*WHAT IS BEING ASKED*. Starting with the first line of the listing, quote each line exactly until and including the one with "var yTicks = [0, 5, 10, 15, 20];", leaving pictures out.

───── SUPPLIED MATERIAL

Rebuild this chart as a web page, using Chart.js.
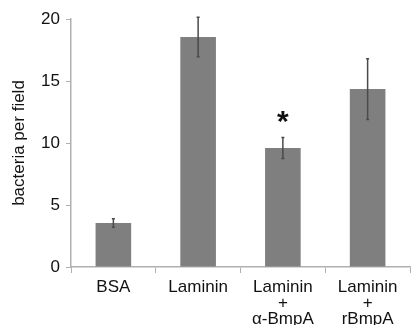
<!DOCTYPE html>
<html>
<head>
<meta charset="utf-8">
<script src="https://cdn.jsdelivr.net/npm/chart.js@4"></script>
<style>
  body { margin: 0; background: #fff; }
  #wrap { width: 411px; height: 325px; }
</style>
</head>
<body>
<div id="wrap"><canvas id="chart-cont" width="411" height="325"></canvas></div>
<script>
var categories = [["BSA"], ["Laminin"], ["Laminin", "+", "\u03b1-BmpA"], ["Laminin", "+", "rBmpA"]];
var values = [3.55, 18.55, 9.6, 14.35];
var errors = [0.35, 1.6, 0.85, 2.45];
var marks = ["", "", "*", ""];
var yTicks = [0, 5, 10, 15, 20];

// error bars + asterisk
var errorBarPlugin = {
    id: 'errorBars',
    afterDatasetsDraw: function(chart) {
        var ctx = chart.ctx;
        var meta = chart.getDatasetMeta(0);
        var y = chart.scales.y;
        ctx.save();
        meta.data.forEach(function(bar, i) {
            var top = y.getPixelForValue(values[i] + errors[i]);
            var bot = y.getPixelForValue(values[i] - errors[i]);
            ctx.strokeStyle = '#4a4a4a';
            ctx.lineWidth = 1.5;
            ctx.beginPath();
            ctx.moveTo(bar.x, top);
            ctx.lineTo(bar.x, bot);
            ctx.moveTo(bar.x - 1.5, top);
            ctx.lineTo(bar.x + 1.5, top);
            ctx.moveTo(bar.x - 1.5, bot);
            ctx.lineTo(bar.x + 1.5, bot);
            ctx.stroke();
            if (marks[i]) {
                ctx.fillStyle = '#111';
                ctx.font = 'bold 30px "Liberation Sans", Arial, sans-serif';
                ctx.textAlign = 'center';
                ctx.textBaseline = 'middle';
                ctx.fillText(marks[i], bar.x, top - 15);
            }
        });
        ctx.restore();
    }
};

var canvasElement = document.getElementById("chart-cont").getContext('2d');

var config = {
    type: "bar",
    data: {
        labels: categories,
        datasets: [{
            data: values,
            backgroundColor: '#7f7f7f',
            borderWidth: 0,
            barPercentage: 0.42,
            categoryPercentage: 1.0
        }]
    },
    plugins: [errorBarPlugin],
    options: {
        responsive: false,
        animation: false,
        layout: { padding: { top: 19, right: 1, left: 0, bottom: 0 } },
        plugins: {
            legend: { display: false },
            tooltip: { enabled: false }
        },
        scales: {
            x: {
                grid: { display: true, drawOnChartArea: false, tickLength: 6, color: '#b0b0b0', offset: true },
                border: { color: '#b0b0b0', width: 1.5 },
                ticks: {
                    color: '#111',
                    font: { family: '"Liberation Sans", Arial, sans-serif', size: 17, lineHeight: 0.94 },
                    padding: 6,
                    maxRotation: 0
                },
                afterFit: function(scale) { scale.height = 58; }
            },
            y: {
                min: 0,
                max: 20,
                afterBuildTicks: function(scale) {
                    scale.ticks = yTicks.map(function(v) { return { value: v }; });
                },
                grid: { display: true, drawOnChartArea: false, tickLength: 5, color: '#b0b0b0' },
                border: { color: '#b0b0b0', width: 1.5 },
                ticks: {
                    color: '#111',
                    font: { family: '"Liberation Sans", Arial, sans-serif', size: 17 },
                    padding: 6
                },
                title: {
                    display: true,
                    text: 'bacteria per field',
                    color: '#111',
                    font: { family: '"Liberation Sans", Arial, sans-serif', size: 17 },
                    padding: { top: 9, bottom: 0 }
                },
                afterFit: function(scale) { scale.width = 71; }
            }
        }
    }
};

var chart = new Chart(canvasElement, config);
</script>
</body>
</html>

──────────

*RESPONSE FOR THIS EXERCISE*.
Rebuild this chart as a web page, using Chart.js.
<!DOCTYPE html>
<html>
<head>
<meta charset="utf-8">
<script src="https://cdn.jsdelivr.net/npm/chart.js@4"></script>
<style>
  body { margin: 0; background: #fff; }
  #wrap { width: 411px; height: 325px; }
</style>
</head>
<body>
<div id="wrap"><canvas id="chart-cont" width="411" height="325"></canvas></div>
<script>
var categories = [["BSA"], ["Laminin"], ["Laminin", "+", "\u03b1-BmpA"], ["Laminin", "+", "rBmpA"]];
var values = [3.55, 18.55, 9.6, 14.35];
var errors = [0.35, 1.6, 0.85, 2.45];
var marks = ["", "", "*", ""];
var yTicks = [0, 5, 10, 15, 20];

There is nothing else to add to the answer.